Provided data
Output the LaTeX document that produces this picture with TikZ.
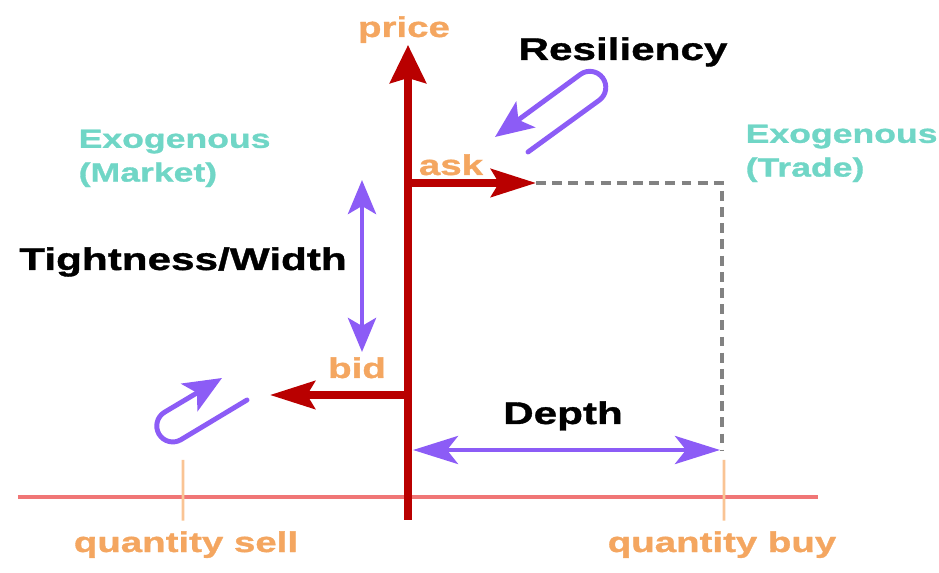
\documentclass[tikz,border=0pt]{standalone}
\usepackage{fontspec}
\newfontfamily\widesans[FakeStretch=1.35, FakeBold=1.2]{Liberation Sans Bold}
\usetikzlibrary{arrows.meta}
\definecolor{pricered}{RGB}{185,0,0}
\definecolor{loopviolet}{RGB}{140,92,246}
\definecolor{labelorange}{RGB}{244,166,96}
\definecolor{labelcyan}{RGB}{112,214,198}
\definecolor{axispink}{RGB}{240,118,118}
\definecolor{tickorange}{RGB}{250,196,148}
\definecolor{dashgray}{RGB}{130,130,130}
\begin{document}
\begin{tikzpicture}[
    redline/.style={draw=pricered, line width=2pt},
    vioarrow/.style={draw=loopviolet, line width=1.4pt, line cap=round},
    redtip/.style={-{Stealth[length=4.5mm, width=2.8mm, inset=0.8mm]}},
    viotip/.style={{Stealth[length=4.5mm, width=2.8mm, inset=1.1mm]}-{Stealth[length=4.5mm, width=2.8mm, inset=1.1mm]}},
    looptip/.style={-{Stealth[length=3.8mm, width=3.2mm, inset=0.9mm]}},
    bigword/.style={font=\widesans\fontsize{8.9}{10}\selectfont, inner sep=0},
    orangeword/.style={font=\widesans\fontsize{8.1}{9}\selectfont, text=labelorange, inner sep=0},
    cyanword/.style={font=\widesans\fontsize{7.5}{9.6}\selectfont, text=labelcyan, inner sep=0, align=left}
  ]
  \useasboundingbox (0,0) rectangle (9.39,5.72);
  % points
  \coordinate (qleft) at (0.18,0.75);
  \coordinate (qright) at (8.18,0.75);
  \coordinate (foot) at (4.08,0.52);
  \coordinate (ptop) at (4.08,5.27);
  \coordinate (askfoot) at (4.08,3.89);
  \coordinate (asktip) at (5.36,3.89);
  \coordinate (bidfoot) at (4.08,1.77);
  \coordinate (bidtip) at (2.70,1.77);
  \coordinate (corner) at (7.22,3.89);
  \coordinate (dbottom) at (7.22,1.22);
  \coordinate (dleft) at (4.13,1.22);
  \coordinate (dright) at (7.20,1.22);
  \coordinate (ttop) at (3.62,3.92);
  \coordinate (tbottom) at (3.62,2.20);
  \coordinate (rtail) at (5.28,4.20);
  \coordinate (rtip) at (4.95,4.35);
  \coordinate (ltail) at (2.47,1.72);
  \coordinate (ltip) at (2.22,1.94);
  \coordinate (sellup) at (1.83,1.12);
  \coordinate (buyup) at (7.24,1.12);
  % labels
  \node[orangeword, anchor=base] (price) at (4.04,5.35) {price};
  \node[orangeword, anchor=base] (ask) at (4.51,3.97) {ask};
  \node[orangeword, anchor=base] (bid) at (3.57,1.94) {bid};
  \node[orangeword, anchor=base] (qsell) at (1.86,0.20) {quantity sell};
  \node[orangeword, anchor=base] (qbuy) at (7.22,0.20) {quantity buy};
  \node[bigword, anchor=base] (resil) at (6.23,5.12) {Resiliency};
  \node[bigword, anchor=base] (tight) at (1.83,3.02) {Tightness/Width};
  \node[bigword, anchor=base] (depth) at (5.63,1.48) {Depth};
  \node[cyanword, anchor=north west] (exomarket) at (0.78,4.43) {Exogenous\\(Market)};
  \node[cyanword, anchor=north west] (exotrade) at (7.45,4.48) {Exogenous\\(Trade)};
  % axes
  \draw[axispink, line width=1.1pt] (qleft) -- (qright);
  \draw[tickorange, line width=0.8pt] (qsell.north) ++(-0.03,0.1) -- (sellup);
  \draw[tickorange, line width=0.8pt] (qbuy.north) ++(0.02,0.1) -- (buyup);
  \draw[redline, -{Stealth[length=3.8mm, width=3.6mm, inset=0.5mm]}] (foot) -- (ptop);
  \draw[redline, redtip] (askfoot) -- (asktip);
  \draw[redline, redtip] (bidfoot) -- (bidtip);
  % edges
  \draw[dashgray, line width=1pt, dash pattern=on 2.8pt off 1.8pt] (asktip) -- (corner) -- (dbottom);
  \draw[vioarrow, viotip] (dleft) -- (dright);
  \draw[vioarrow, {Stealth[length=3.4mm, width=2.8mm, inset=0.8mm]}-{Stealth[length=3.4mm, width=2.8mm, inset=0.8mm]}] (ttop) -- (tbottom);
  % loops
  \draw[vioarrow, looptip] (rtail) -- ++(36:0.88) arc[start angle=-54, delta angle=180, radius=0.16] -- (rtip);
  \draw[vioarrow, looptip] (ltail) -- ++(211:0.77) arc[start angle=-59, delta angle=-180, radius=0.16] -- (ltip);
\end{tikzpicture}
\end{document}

Written exercise
Your task is to repeat the data above exactly while excluding the pictures.

Written solution
Output the LaTeX document that produces this picture with TikZ.
\documentclass[tikz,border=0pt]{standalone}
\usepackage{fontspec}
\newfontfamily\widesans[FakeStretch=1.35, FakeBold=1.2]{Liberation Sans Bold}
\usetikzlibrary{arrows.meta}
\definecolor{pricered}{RGB}{185,0,0}
\definecolor{loopviolet}{RGB}{140,92,246}
\definecolor{labelorange}{RGB}{244,166,96}
\definecolor{labelcyan}{RGB}{112,214,198}
\definecolor{axispink}{RGB}{240,118,118}
\definecolor{tickorange}{RGB}{250,196,148}
\definecolor{dashgray}{RGB}{130,130,130}
\begin{document}
\begin{tikzpicture}[
    redline/.style={draw=pricered, line width=2pt},
    vioarrow/.style={draw=loopviolet, line width=1.4pt, line cap=round},
    redtip/.style={-{Stealth[length=4.5mm, width=2.8mm, inset=0.8mm]}},
    viotip/.style={{Stealth[length=4.5mm, width=2.8mm, inset=1.1mm]}-{Stealth[length=4.5mm, width=2.8mm, inset=1.1mm]}},
    looptip/.style={-{Stealth[length=3.8mm, width=3.2mm, inset=0.9mm]}},
    bigword/.style={font=\widesans\fontsize{8.9}{10}\selectfont, inner sep=0},
    orangeword/.style={font=\widesans\fontsize{8.1}{9}\selectfont, text=labelorange, inner sep=0},
    cyanword/.style={font=\widesans\fontsize{7.5}{9.6}\selectfont, text=labelcyan, inner sep=0, align=left}
  ]
  \useasboundingbox (0,0) rectangle (9.39,5.72);
  % points
  \coordinate (qleft) at (0.18,0.75);
  \coordinate (qright) at (8.18,0.75);
  \coordinate (foot) at (4.08,0.52);
  \coordinate (ptop) at (4.08,5.27);
  \coordinate (askfoot) at (4.08,3.89);
  \coordinate (asktip) at (5.36,3.89);
  \coordinate (bidfoot) at (4.08,1.77);
  \coordinate (bidtip) at (2.70,1.77);
  \coordinate (corner) at (7.22,3.89);
  \coordinate (dbottom) at (7.22,1.22);
  \coordinate (dleft) at (4.13,1.22);
  \coordinate (dright) at (7.20,1.22);
  \coordinate (ttop) at (3.62,3.92);
  \coordinate (tbottom) at (3.62,2.20);
  \coordinate (rtail) at (5.28,4.20);
  \coordinate (rtip) at (4.95,4.35);
  \coordinate (ltail) at (2.47,1.72);
  \coordinate (ltip) at (2.22,1.94);
  \coordinate (sellup) at (1.83,1.12);
  \coordinate (buyup) at (7.24,1.12);
  % labels
  \node[orangeword, anchor=base] (price) at (4.04,5.35) {price};
  \node[orangeword, anchor=base] (ask) at (4.51,3.97) {ask};
  \node[orangeword, anchor=base] (bid) at (3.57,1.94) {bid};
  \node[orangeword, anchor=base] (qsell) at (1.86,0.20) {quantity sell};
  \node[orangeword, anchor=base] (qbuy) at (7.22,0.20) {quantity buy};
  \node[bigword, anchor=base] (resil) at (6.23,5.12) {Resiliency};
  \node[bigword, anchor=base] (tight) at (1.83,3.02) {Tightness/Width};
  \node[bigword, anchor=base] (depth) at (5.63,1.48) {Depth};
  \node[cyanword, anchor=north west] (exomarket) at (0.78,4.43) {Exogenous\\(Market)};
  \node[cyanword, anchor=north west] (exotrade) at (7.45,4.48) {Exogenous\\(Trade)};
  % axes
  \draw[axispink, line width=1.1pt] (qleft) -- (qright);
  \draw[tickorange, line width=0.8pt] (qsell.north) ++(-0.03,0.1) -- (sellup);
  \draw[tickorange, line width=0.8pt] (qbuy.north) ++(0.02,0.1) -- (buyup);
  \draw[redline, -{Stealth[length=3.8mm, width=3.6mm, inset=0.5mm]}] (foot) -- (ptop);
  \draw[redline, redtip] (askfoot) -- (asktip);
  \draw[redline, redtip] (bidfoot) -- (bidtip);
  % edges
  \draw[dashgray, line width=1pt, dash pattern=on 2.8pt off 1.8pt] (asktip) -- (corner) -- (dbottom);
  \draw[vioarrow, viotip] (dleft) -- (dright);
  \draw[vioarrow, {Stealth[length=3.4mm, width=2.8mm, inset=0.8mm]}-{Stealth[length=3.4mm, width=2.8mm, inset=0.8mm]}] (ttop) -- (tbottom);
  % loops
  \draw[vioarrow, looptip] (rtail) -- ++(36:0.88) arc[start angle=-54, delta angle=180, radius=0.16] -- (rtip);
  \draw[vioarrow, looptip] (ltail) -- ++(211:0.77) arc[start angle=-59, delta angle=-180, radius=0.16] -- (ltip);
\end{tikzpicture}
\end{document}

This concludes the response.